### Exercise task
Please, without the pictures, retype exactly the lines from the start of the material through the line that holds "(0,0) rectangle (1430,684);".

════════

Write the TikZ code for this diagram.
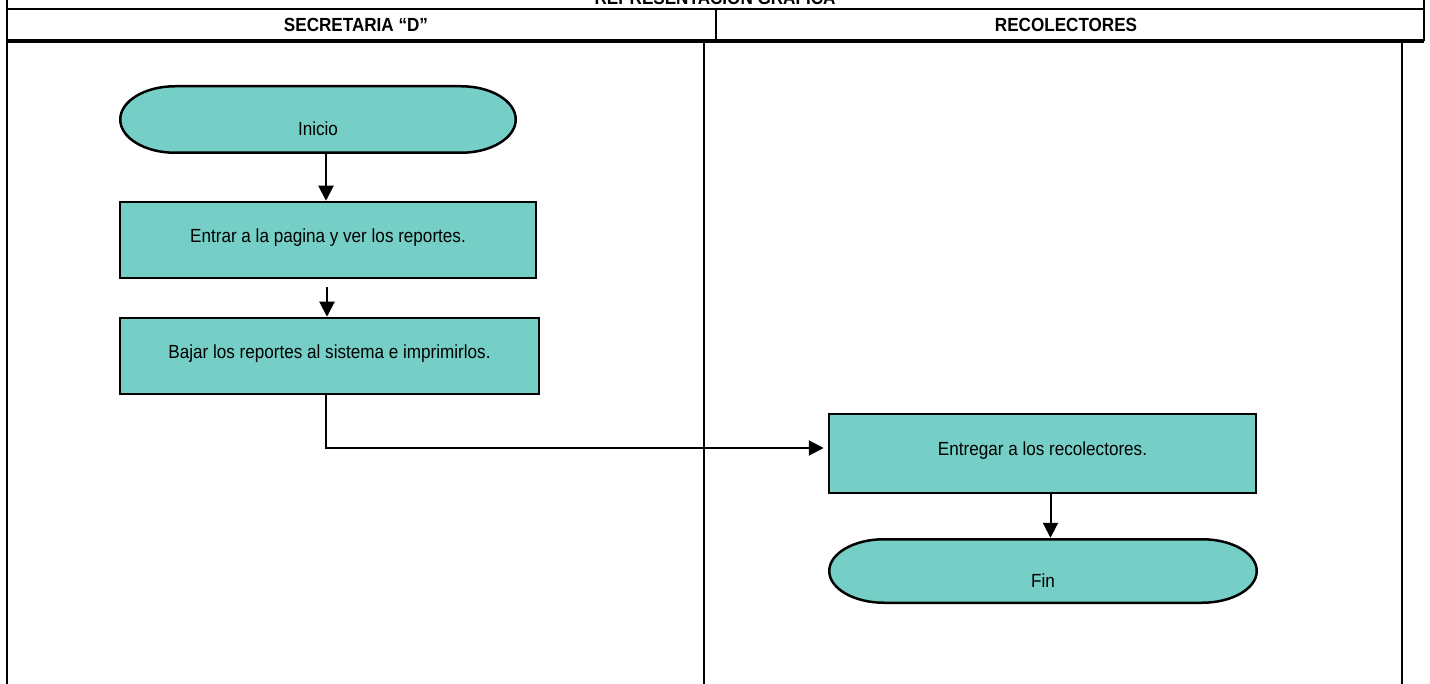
\documentclass[tikz,border=0pt]{standalone}
\usepackage{fontspec}
\setmainfont{Liberation Sans}
\newfontfamily\estrecha[FakeStretch=0.9]{Liberation Sans}
\usepackage{xcolor}
\usepackage{tikz}
\usetikzlibrary{calc, arrows.meta, positioning}

\definecolor{verdeagua}{RGB}{117,207,199}

\tikzset{
    caja/.style={draw, line width=2.5pt, fill=verdeagua,
        text height=13pt, text depth=8pt, font=\estrecha\fontsize{19}{22}\selectfont},
    terminal/.style={text height=36pt, text depth=4pt, font=\estrecha\fontsize{19}{22}\selectfont,
        path picture={
            \draw[line width=2.5pt, fill=verdeagua]
                let \p1=(path picture bounding box.south west),
                    \p2=(path picture bounding box.north east),
                    \n1={(\y2-\y1)/2-1.25pt}
                in (\x1+56pt,\y2-1.25pt) -- (\x2-56pt,\y2-1.25pt)
                arc[start angle=90, end angle=-90, x radius=54.75pt, y radius=\n1]
                -- (\x1+56pt,\y1+1.25pt)
                arc[start angle=270, end angle=90, x radius=54.75pt, y radius=\n1]
                -- cycle;
        }},
    carril/.style={line width=2pt},
    titulo/.style={font=\estrecha\fontsize{19}{22}\selectfont\bfseries},
}

\begin{document}
\begin{tikzpicture}[>={Triangle[length=15pt,width=15pt]}, x=1pt, y=-1pt]
    \useasboundingbox (0,0) rectangle (1430,684);

    % Marco y encabezados
    \draw[carril] (7,0) -- (7,684);
    \draw[carril] (7,9) -- (1424,9);
    \draw[carril] (1424,0) -- (1424,41);
    \draw[carril] (716,9) -- (716,41);
    \draw[line width=3.5pt] (7,41) -- (1424,41);
    \draw[carril] (704,41) -- (704,684);
    \draw[carril] (1402,41) -- (1402,684);
    \node[titulo, anchor=base] (graf) at (715,5) {REPRESENTACION GRAFICA};
    \node[titulo, anchor=base] (secr) at (356,32) {SECRETARIA “D”};
    \node[titulo, anchor=base] (reco) at (1066,32) {RECOLECTORES};

    % Pasos del proceso
    \node[terminal, minimum width=398pt, minimum height=69pt] (inicio) at (318,119.5) {Inicio};
    \node[caja, minimum width=416pt, minimum height=76pt] (entrar) at (328,240)
        {Entrar a la pagina y ver los reportes.};
    \node[caja, minimum width=419pt, minimum height=76pt] (bajar) at (329.5,356)
        {Bajar los reportes al sistema e imprimirlos.};
    \node[caja, minimum width=427pt, minimum height=79pt] (entregar) at (1042.5,453.5)
        {Entregar a los recolectores.};
    \node[terminal, minimum width=430pt, minimum height=66pt] (fin) at (1043,571) {Fin};

    % Flechas
    \coordinate (c2) at (327,287);
    \draw[->, line width=2pt] ([xshift=-2]entrar.north |- inicio.south) -- ([xshift=-2]entrar.north);
    \draw[->, line width=2pt] (c2) -- (c2 |- bajar.north);
    \draw[->, line width=2pt, shorten >=4pt] ([xshift=-3.5]bajar.south) |- ([yshift=5.5]entregar.west);
    \draw[->, line width=2pt] ([xshift=8]entregar.south) -- ([xshift=8]entregar.south |- fin.north);
\end{tikzpicture}
\end{document}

════════

### Solved problem
Write the TikZ code for this diagram.
\documentclass[tikz,border=0pt]{standalone}
\usepackage{fontspec}
\setmainfont{Liberation Sans}
\newfontfamily\estrecha[FakeStretch=0.9]{Liberation Sans}
\usepackage{xcolor}
\usepackage{tikz}
\usetikzlibrary{calc, arrows.meta, positioning}

\definecolor{verdeagua}{RGB}{117,207,199}

\tikzset{
    caja/.style={draw, line width=2.5pt, fill=verdeagua,
        text height=13pt, text depth=8pt, font=\estrecha\fontsize{19}{22}\selectfont},
    terminal/.style={text height=36pt, text depth=4pt, font=\estrecha\fontsize{19}{22}\selectfont,
        path picture={
            \draw[line width=2.5pt, fill=verdeagua]
                let \p1=(path picture bounding box.south west),
                    \p2=(path picture bounding box.north east),
                    \n1={(\y2-\y1)/2-1.25pt}
                in (\x1+56pt,\y2-1.25pt) -- (\x2-56pt,\y2-1.25pt)
                arc[start angle=90, end angle=-90, x radius=54.75pt, y radius=\n1]
                -- (\x1+56pt,\y1+1.25pt)
                arc[start angle=270, end angle=90, x radius=54.75pt, y radius=\n1]
                -- cycle;
        }},
    carril/.style={line width=2pt},
    titulo/.style={font=\estrecha\fontsize{19}{22}\selectfont\bfseries},
}

\begin{document}
\begin{tikzpicture}[>={Triangle[length=15pt,width=15pt]}, x=1pt, y=-1pt]
    \useasboundingbox (0,0) rectangle (1430,684);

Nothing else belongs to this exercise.